Spain is famous for the quality of its food. Food is very important to the Spanish, and because fresh produce is readily available it is easy to achieve fine, rich flavours. Garlic and olives are favourite ingredients. Flavoured cheeses, cured hams, and sausages are a Spanish speciality. Between breakfast and lunch, many people have a snack called almuerzo, which usually consists of a bocadillo - a crusty roll with perhaps a ham or cheese filling. Lunch is the main meal of the day in, served much later than in other European countries at about 2.30pm, sometimes with a few glasses of wine. Businesses and shops usually close for a few of hours to allow the siesta to take place. Evening meals are light and eaten later still at 10pm. Before dinner, people are likely to have a drink and eat tapas, a selection of light snacks and sweetmeats served in all bars and restaurants to accompany early evening drinks.
Eating out in Spain is very affordable. Restaurants are graded in five categories of excellence, indicated by forks. A five-fork restaurant is the absolute best and highly recommended.
Spanish food is traditional and varied and differs greatly from region to region. In the North the fish and sea food from Galicia are a speciality. Valencia excels in rice dishes, which are delicious when served with a traditional tasty chilli or marinade sauce from the Pyrenees. In the Balearic islands many delicacies are made, not least the special sweet pastries from Mallorca and the spicy sausages and cured hams.
Spains most famous meal is paella, and it has many variations. Seafood, snails, rabbit, or poultry can be chosen as the base ingredient for this dish, and this is then fried in a big pan with onions, peppers, and olive oil and served with saffron rice and lots of finely chopped herbs and vegetables.
Andalucia has more tapas bars than anywhere else in Spain. Rumour has it that this custom began here when a generous bar owner overlaid each drink he served with a slice of cheese or ham. Others say tapas was invented as a means to make your drink last longer. As dinner is eaten late, tapas makes a useful snack and is still regarded as informal, street-style food, although it is also served in high-class restaurants.
Tapas can range from traditional hams or mussels on cocktail sticks to carefully stuffed anchovy olives or octopus. The variety is amazing, but what makes tapas a real delight is the dips and sauces that accompany each mouthful. Toast rubbed with garlic, topped with tuna and roasted peppers and dripping with olive oil is just one example. Alternatively, you might have a piece of nutty Manchego cheese or baby-octopus, dipped in bean oil with chilli.
The best thing about preparing tapas is that it is so easy
and quick.

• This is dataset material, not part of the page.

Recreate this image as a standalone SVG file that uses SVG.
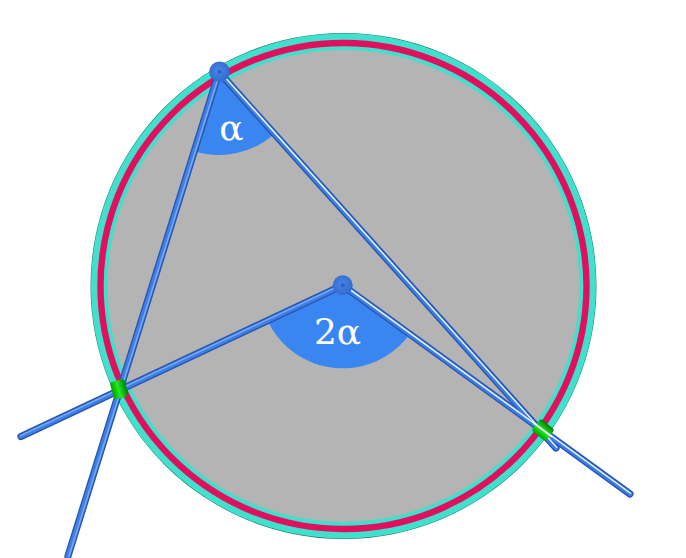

For example, vegetables can be chopped and covered in mayonnaise,
spiced oil, or marinade sauces. Thin slices of ham and chunks of cheese
can be served with dried bread or biscuits.
Spain is one of the largest wine producers in the world, and three million tonnes of grapes are bottled each year. Rioja wine is the most famous of all its varieties. This comes from the northern Rioja region which boasts 129,050 acres of vineyards. The climate and soil in this area are perfect for grapes. Tempranillo grapes are the most common Rioja type. They ripen early on in the season, hence their name from temprano, meaning early. They have a high-sugar/low acidic content and so combine well with other varieties.
Quality Rioja wines have a common feature: they are aged in oak casks for several years before they are ready for bottling. The oak wood is always American because it has small pores and lets in less air. This means the wine develops slowly and more smoothly and acquires the flavours it is famous for.